* Syrian foreign minister in Moscow for talks
* Russia has shielded Assad but supports Annan peace plan
By Steve Gutterman
MOSCOW, April 9 (Reuters) - A Russian diplomat said on Monday that Moscow was working with the Syrian authorities to seek an end to violence and the start of talks with their opponents, but stopped short of publicly pressing the government to meet a military withdrawal deadline.
Syrian Foreign Minister Walid al-Moualem arrived in Moscow on Monday and was to meet his Russian counterpart on Tuesday, the deadline for Syrian government forces to start withdrawing from cities and towns under mediator Kofi Annan’s peace plan.
Moscow is “working actively with Damascus in order to begin a political settlement process in (Syria),” state-run Itar-Tass news agency quoted Russian Deputy Foreign Minister Gennady Gatilov as saying.
He reiterated Russia’s opposition to interference in Syria, where it says any change in the government must result from an internal Syrian political process and not pressure from foreign countries calling for President Bashar al-Assad’s resignation.
“Attempts to force a solution on Syria from outside will lead only to an escalation of tension. Everything must follow from respect for Syria’s sovereignty, and violence must be stopped,” Gatilov said.
Russia has been under pressure from Western and Arab nations to use its ties with Syria to help ensure Assad abides by the deal brokered by Annan, the joint U.N.-Arab League envoy.

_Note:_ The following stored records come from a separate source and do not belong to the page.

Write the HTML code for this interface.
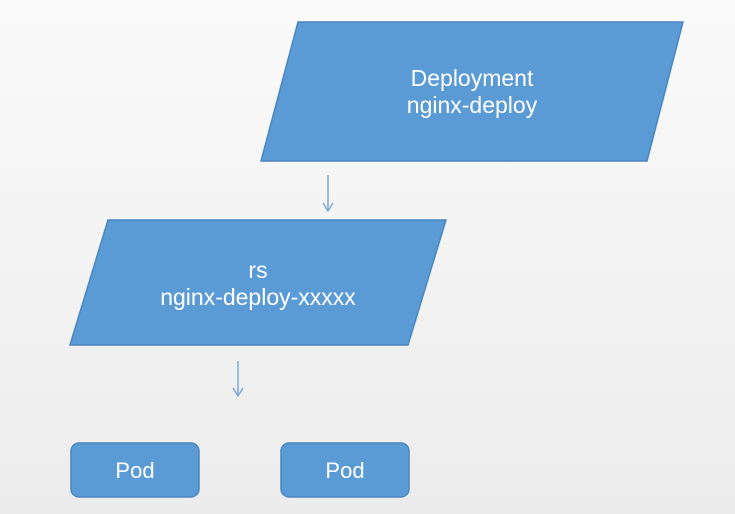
<!DOCTYPE html>
<html><head><meta charset="utf-8"><style>
html,body{margin:0;padding:0;width:735px;height:514px;overflow:hidden;background:linear-gradient(#fafafa,#ececec);}
text{font-family:"Liberation Sans",sans-serif;fill:#fff;}
</style></head><body>
<svg width="735" height="514" viewBox="0 0 735 514">
<polygon points="298,22 683,22 647,161 261,161" fill="#5b9bd5" stroke="#4a86bf" stroke-width="1.5"/>
<text x="472" y="86" font-size="23" text-anchor="middle">Deployment</text>
<text x="472" y="113" font-size="23" text-anchor="middle">nginx-deploy</text>
<line x1="328" y1="175" x2="328" y2="211" stroke="#7aaad8" stroke-width="1.5"/>
<polyline points="323,203 328,211 333,203" fill="none" stroke="#7aaad8" stroke-width="1.5"/>
<polygon points="108,220 446,220 408,345 70,345" fill="#5b9bd5" stroke="#4a86bf" stroke-width="1.5"/>
<text x="258" y="278" font-size="23" text-anchor="middle">rs</text>
<text x="258" y="305" font-size="23" text-anchor="middle">nginx-deploy-xxxxx</text>
<line x1="238" y1="361" x2="238" y2="396" stroke="#7aaad8" stroke-width="1.5"/>
<polyline points="233,388 238,396 243,388" fill="none" stroke="#7aaad8" stroke-width="1.5"/>
<rect x="71" y="443" width="128" height="54" rx="8" fill="#5b9bd5" stroke="#4a86bf" stroke-width="1.5"/>
<text x="135" y="478" font-size="22" text-anchor="middle">Pod</text>
<rect x="281" y="443" width="128" height="54" rx="8" fill="#5b9bd5" stroke="#4a86bf" stroke-width="1.5"/>
<text x="345" y="478" font-size="22" text-anchor="middle">Pod</text>
</svg>
</body></html>
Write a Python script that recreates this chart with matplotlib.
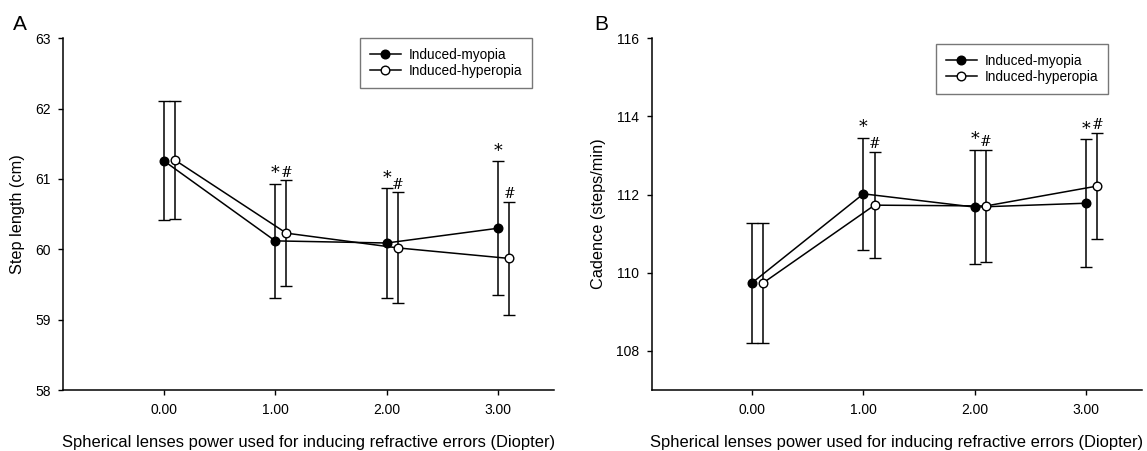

The deal calls on Syria to begin withdrawing its troops from around towns and cities by 6 a.m. local time (0300 GMT) on Tuesday and for a truce to start 48 hours later.
Gatilov said “there are concrete points in (Annan’s plan), and we fully support this plan,” Interfax reported.
Syria has agreed to the deadlines but on Sunday demanded written guarantees insurgents will stop fighting before it pulls back troops, raising questions about its intentions to follow through.
Russia has frequently said much blame for the bloodshed lies with rebels and their supporters, and has emphasised that armed government opponents must also stop fighting.
Russia has protected Assad by vetoing two U.N. Security Council resolutions condemning his government for bloodshed in which the United Nations says its forces have killed more than 9,000 people since a crackdown on protests began in March 2011.
But Russia has championed Annan’s mission, backing two U.N. Security Council statements in its support, and has tried to distance itself from Assad lately in a sign it wants to retain diplomatic clout and prepare for any outcome.
Syria has given post-Soviet Russia its firmest foothold in the Middle East, buying billions of dollars’ worth of weapons and hosting a maintenance and supply facility that is Russia’s only warm-water naval port outside the former Soviet Union.